I was told yesterday at the Internet cafe that the owners think I'm funny, because I'm the only person who ever sits here and smile at my computer screen. I can't help smiling when I get news from friends, or sometimes, when I write down some of the silly things that have happened to me.
Like this weekend... While in South Africa, my sister Sanet gave me a solar camping shower so I can graduate from cold showers or bucket baths to taking warm showers. I was very excited to try it out, and filled the black bag to the brim. I put it in the sun for the suggested 3 hours and was very happy to feel that the water was indeed warm.
Then I had to go and hang up the bag inside the shower so I could actually use it...
The bag can take about 25 liters of water. That's 25 kilograms! (Or 55 pounds!)
Looking around in the shower, I noticed that the Rogers family had driven two strong nails into a roof beam. I figured it HAD to be for a bag of warm water. But how do short me hang a 55-pound bag of water high above my head??
I tried to simply lift it as high as I could.
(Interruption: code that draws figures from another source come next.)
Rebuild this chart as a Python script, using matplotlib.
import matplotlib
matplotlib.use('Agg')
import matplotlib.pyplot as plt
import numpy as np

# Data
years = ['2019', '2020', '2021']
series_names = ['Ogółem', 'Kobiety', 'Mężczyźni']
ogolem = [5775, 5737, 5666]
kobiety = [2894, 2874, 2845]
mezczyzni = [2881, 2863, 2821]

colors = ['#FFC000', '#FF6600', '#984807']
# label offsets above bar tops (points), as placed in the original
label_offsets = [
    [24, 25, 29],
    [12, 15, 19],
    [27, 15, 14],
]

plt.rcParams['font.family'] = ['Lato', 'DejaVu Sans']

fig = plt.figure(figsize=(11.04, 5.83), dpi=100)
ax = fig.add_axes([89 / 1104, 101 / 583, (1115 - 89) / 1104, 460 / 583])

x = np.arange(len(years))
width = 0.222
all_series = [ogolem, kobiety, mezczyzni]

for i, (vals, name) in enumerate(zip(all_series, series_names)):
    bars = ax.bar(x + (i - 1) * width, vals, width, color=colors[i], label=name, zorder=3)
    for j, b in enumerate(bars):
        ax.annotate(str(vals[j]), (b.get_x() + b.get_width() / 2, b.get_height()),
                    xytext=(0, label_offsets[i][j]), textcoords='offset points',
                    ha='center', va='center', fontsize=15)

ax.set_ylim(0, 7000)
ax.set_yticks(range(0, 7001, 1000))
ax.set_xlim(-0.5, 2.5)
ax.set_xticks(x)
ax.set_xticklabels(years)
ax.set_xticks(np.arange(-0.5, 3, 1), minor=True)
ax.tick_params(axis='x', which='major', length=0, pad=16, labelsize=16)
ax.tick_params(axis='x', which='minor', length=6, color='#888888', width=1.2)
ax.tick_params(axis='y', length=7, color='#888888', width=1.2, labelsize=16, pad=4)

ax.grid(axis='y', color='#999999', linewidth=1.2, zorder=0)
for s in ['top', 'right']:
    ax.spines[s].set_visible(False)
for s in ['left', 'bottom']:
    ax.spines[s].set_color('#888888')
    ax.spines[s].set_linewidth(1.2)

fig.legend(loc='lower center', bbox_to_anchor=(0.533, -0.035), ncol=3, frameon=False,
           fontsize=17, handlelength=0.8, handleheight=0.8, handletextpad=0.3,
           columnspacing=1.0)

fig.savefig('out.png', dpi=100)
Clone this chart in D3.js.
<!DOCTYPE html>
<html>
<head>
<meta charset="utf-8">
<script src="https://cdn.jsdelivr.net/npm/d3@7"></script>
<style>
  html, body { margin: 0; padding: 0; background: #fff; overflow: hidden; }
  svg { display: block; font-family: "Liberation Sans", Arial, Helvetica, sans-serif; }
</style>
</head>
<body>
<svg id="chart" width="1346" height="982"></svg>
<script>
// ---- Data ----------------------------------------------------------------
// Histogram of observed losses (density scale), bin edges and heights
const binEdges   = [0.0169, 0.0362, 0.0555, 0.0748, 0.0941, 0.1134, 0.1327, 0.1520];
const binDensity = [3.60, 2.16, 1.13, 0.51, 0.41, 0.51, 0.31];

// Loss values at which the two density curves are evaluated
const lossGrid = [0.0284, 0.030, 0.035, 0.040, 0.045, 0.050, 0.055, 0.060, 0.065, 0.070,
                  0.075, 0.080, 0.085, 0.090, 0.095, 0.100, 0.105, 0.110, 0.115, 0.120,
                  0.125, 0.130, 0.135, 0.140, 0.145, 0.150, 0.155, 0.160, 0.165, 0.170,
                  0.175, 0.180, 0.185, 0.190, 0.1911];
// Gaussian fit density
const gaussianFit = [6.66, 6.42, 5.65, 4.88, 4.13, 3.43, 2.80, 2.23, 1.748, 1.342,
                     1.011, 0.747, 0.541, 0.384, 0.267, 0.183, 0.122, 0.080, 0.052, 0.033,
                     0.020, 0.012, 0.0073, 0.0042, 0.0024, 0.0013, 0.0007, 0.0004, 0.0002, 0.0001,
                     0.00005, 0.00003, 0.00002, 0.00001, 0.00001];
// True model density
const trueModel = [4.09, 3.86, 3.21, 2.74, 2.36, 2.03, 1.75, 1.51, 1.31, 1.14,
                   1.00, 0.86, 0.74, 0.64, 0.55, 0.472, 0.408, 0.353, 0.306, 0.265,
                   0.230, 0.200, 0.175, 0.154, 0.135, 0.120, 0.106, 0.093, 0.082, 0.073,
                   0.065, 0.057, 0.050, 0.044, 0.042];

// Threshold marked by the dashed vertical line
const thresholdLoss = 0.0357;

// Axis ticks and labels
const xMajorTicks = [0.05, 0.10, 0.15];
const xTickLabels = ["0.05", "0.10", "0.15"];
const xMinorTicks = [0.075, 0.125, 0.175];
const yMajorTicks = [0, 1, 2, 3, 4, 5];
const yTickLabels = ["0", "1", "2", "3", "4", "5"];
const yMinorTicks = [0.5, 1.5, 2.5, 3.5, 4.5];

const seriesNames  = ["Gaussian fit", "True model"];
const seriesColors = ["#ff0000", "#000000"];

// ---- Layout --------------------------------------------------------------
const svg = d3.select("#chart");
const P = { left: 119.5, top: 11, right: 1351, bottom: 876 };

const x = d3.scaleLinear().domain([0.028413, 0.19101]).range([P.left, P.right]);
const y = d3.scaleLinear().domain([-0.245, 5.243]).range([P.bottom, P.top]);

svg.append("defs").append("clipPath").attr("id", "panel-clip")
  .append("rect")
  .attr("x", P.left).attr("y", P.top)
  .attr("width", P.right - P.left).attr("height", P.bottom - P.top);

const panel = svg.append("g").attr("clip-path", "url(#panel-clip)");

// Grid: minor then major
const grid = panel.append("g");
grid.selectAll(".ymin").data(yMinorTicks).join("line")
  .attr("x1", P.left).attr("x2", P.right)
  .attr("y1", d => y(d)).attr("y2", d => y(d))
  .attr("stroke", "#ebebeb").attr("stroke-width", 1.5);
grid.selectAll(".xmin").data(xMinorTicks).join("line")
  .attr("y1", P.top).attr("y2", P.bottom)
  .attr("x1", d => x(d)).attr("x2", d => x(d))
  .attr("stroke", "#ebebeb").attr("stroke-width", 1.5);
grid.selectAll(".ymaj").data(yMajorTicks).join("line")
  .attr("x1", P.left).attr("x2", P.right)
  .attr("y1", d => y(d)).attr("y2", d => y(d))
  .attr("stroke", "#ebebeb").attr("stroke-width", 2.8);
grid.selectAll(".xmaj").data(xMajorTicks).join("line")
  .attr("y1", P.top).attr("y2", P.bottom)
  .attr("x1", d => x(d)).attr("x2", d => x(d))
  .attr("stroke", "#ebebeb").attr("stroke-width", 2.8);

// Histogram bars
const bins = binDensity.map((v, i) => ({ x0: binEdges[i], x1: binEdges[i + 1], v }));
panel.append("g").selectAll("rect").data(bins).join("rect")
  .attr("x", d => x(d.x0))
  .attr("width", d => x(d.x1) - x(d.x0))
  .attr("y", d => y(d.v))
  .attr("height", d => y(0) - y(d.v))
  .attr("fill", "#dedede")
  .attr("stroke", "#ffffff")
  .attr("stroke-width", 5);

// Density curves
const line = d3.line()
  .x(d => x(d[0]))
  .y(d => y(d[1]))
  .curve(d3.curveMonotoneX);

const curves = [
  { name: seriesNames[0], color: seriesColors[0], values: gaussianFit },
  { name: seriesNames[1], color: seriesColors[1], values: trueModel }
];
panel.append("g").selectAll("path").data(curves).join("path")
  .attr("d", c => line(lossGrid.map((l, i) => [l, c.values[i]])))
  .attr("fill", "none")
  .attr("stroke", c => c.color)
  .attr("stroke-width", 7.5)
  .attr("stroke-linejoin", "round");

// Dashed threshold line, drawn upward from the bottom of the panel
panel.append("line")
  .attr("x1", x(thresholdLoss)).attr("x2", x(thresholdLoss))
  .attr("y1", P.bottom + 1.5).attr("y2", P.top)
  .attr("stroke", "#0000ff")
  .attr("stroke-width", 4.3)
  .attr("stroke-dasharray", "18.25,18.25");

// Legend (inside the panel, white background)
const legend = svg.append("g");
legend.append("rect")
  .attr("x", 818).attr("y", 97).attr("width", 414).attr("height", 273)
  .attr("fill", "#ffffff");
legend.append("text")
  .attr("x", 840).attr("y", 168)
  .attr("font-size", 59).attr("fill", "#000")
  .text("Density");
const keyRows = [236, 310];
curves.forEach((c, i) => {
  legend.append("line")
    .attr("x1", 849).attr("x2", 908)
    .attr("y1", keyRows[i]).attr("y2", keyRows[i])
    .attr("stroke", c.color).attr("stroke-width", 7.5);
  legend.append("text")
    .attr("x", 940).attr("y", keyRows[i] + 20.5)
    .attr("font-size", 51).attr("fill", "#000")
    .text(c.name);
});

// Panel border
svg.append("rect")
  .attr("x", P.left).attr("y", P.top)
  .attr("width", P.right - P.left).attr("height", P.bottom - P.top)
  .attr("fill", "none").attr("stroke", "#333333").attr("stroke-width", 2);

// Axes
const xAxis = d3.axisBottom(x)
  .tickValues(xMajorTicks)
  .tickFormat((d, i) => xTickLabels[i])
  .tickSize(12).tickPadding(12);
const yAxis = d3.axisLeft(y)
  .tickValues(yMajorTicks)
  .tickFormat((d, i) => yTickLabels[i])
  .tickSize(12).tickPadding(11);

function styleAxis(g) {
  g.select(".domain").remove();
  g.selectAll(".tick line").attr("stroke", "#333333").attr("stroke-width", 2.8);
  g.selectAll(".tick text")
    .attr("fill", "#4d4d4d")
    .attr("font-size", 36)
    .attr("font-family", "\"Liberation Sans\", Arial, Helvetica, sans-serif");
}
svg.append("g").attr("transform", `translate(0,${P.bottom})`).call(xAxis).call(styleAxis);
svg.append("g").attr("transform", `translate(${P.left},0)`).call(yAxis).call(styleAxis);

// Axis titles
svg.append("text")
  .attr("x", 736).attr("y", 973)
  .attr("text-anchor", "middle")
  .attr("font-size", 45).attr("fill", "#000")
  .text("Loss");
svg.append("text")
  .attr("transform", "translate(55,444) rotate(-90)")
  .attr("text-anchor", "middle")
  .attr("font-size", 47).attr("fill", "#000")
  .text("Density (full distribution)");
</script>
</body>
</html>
Didn't work. Keep in mind that this is a BAG of water, so it jiggles. Just when I thought "ah! Got it!" the bag would jiggle out of place.
I brought a chair into the shower, and very carefully got on top of the chair with the jiggling bag of warm water. As I lifted it with oomph, the simple little cap that you pop open to get water INTO the bag popped off and I promptly was showered in warm water!
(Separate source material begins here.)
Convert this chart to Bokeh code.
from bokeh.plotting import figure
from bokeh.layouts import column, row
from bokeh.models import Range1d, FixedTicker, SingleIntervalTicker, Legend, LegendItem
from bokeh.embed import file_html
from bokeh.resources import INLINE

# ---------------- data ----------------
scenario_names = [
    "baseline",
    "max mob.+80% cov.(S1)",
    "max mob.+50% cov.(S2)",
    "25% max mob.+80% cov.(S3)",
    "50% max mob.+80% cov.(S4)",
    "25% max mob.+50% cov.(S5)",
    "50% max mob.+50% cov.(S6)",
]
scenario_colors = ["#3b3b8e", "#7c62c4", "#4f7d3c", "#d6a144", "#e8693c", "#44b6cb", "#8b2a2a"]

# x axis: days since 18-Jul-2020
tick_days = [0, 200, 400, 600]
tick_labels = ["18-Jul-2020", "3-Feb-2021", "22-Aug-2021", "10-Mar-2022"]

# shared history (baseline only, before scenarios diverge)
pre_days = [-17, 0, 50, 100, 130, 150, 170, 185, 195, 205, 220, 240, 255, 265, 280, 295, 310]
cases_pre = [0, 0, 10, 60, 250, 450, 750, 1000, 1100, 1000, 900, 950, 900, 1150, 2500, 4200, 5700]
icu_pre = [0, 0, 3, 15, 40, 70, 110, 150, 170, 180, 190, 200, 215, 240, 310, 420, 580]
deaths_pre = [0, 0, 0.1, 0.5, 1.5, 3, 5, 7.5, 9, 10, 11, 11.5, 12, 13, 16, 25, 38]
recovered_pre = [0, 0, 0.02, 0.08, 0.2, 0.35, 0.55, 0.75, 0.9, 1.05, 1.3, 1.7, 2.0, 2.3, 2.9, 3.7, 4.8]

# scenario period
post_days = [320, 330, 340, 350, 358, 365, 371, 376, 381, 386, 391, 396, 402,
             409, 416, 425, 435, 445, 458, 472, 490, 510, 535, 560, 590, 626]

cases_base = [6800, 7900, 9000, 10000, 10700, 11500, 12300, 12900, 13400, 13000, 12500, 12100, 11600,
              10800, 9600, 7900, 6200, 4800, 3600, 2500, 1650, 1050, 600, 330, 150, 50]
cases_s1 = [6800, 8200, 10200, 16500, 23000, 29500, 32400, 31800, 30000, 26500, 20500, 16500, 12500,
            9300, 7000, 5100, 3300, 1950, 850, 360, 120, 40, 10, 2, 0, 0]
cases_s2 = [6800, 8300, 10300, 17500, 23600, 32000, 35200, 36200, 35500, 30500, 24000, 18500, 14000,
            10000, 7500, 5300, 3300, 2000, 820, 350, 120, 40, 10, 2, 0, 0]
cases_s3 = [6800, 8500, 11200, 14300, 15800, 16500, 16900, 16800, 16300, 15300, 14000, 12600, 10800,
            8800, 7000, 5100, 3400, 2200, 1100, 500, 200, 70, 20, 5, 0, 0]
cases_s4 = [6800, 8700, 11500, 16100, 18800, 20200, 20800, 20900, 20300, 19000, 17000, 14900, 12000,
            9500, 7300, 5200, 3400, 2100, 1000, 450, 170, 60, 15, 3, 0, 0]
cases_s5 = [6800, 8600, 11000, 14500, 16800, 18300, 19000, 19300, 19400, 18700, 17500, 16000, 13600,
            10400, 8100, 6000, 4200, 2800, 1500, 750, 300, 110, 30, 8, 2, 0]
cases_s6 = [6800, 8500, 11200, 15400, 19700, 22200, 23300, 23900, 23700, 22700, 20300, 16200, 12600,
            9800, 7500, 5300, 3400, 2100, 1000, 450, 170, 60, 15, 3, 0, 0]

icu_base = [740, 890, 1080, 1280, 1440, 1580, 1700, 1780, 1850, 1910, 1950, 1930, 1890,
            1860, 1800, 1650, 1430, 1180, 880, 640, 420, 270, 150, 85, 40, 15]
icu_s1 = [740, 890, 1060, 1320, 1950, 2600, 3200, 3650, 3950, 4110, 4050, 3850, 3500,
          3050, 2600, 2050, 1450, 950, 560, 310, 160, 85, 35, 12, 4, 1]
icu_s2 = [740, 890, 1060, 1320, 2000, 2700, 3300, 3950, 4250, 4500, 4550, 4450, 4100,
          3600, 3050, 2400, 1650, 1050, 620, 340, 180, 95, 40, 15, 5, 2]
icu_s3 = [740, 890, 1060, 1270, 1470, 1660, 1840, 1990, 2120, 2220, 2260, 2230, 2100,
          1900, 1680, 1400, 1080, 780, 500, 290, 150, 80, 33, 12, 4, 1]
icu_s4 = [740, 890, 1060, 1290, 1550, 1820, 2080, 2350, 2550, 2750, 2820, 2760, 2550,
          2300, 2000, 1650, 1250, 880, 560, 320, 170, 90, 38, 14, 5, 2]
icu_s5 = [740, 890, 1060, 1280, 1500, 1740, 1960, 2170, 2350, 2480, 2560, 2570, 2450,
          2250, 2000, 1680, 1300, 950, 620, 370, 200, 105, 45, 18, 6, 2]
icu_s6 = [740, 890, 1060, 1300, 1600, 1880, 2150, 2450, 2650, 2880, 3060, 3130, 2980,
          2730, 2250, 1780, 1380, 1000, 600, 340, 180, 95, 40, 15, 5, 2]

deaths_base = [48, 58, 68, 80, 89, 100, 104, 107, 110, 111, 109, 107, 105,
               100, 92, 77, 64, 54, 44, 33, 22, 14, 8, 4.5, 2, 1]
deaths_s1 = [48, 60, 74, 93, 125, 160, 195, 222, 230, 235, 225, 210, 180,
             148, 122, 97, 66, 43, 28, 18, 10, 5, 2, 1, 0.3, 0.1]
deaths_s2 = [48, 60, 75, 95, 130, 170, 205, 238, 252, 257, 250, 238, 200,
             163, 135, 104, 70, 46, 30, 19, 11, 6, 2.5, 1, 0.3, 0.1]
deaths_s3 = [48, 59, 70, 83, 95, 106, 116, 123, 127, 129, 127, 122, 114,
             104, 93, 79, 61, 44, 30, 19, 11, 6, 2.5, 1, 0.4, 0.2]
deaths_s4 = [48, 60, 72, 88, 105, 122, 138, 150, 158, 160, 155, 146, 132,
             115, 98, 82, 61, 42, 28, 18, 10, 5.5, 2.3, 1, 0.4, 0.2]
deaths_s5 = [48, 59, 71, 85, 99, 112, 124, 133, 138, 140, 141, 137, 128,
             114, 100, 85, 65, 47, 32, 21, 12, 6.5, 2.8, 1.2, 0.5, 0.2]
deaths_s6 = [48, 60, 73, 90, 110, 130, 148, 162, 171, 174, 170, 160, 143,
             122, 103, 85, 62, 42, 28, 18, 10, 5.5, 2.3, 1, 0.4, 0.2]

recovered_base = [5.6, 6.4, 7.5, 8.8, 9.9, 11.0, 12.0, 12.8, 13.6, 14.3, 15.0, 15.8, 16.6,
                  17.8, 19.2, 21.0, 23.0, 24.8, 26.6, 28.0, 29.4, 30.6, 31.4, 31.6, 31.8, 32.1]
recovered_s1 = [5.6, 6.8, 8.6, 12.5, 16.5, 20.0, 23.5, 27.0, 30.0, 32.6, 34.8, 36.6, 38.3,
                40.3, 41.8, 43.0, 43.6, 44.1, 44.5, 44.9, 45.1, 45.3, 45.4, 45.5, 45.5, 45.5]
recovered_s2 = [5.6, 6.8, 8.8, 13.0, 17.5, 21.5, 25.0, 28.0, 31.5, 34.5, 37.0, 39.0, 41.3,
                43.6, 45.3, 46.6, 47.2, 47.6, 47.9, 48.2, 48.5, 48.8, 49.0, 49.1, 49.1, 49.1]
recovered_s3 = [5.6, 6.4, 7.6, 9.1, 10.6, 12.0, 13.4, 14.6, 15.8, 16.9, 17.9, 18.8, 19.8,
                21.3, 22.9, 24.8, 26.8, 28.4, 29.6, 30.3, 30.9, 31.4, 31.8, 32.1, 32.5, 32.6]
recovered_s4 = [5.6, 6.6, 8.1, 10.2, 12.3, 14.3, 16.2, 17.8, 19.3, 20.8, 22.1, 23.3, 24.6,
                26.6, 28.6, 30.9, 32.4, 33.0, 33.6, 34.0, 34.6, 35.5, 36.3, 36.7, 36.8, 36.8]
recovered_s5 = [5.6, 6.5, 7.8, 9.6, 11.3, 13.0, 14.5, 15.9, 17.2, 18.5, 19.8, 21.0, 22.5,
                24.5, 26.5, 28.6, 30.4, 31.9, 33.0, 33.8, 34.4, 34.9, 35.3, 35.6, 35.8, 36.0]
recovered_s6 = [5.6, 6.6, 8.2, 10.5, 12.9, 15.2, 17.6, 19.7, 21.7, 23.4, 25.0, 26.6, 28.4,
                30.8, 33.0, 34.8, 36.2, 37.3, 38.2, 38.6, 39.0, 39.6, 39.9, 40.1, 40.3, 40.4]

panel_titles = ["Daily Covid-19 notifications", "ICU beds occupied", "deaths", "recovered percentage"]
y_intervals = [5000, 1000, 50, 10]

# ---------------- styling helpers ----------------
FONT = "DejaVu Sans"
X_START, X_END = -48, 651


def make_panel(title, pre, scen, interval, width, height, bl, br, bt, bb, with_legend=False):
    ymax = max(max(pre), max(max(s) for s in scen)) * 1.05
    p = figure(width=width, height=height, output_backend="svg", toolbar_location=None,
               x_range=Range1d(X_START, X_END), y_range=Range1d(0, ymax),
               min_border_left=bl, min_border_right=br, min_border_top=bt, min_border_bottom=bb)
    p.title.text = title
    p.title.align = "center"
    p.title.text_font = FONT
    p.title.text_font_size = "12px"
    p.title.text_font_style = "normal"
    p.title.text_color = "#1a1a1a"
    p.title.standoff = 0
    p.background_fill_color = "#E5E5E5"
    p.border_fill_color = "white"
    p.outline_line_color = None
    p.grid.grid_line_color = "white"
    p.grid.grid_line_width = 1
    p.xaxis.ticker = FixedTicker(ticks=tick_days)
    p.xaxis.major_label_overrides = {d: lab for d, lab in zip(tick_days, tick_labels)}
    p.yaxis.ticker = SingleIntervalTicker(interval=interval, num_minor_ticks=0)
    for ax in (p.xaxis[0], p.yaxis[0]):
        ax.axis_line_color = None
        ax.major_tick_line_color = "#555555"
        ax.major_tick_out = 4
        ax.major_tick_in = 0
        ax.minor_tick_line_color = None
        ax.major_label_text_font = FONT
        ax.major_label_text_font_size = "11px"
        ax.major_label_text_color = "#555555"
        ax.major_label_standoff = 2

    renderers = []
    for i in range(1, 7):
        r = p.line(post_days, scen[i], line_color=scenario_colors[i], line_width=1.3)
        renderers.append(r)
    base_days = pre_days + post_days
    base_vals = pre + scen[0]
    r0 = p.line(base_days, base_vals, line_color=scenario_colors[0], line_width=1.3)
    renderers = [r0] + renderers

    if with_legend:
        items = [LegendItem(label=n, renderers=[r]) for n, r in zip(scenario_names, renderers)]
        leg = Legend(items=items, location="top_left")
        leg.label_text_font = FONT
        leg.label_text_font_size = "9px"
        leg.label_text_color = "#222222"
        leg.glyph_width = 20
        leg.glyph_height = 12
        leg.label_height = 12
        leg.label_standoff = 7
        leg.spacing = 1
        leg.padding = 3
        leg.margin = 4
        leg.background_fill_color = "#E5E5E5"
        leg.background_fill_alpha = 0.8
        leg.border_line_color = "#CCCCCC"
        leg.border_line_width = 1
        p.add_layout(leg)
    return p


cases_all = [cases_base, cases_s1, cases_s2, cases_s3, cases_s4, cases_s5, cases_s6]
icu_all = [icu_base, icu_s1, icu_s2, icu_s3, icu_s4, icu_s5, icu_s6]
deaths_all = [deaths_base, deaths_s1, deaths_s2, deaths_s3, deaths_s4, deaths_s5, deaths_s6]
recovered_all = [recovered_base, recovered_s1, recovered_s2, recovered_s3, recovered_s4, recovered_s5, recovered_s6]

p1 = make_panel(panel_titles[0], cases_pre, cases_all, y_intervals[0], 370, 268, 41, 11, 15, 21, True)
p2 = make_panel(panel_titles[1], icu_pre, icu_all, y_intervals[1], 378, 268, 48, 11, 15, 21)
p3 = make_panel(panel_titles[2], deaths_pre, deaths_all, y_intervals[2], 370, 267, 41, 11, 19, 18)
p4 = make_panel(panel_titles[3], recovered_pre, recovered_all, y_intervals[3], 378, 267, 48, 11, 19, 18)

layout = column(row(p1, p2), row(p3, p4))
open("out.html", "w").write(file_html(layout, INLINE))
I am so glad I have a good sense of humor. I decided that if anyone had been watching me, they'd be certain I'm crazy. I just laughed at the whole thing and then hung the bag on the tap, which meant that I basically had to kneel to take a shower. But the water was warm, at least!
Last night was another opportunity to just smile at myself. I had spent the entire day in town working and hadn't had a thing to eat since breakfast. By the time I got home, I decided to make myself a nice meal. I had put some frozen chicken breasts in the fridge to thaw earlier this weekend. I had a can of coconut milk I had found in the local (Indian-owned) grocery store, and some fresh mangos.
I cooked the best mango/coconut chicken I've had in ages! Added some egg noodles and ended up with an amazing plate of food. I just smiled as I ate, thinking once again that my Kenyan colleagues will wonder what goes on in my mind if they were watching me!
Today, though, my colleagues didn't have to wonder at all what was going on in my mind. Our electrician, Raymond, came to town with me so that I could pick out my own light fixtures for my house. He had wanted to put in fluorescent lights, which is totally not my style.
We visited a number of hardware stores in town, and I had a whopping choice of about 3 ceiling lights or 3 wall fittings. I don't want wall lights. Didn't want anything gaudy, and 2 of the 3 choices were gaudy. (Go to your local Home Depot, look at the choices you have, and appreciate it!) I found something I'm happy with, though: Sunken lights, very, very simple. I'll have 2 in the main room (one above the kitchen, one by the living area), one in my room, one in my closet. Have to get a covered light for my mini-mini-bathroom.
Raymond kept trying to convince me that the fluorescent lights would be good, but I made it clear that it was not what I wanted.
It's a bit scary to think of what may be installed while I'm gone for the next three weeks... So we also went to pick out my bathroom tiles (had a few more choices) and my shower fixture. With the shower, I had a choice between two showers which looked exactly the same. One, I was told, was guaranteed to leak within the first year. The other one was guaranteed for 5 years. No sense in buying a shower that is guaranteed to leak, eh? So I chose the other one.
Now, I need to head back to our office to make arrangements for a photo shoot I need to go on tomorrow. Some community children (in various communities) have sponsors for their schooling through our ministry. I was asked to go and take photos of the children tomorrow. Pray that we're able to get to all the kids in one day! It's a matter of driving long roads, and then, in many cases, walking far to the people's homes to find the child. And then one has to hope the child is there... An adventure in and of itself, I'd say. I'll be sure to take enough drinking water with me.
Take care, and please keep in touch.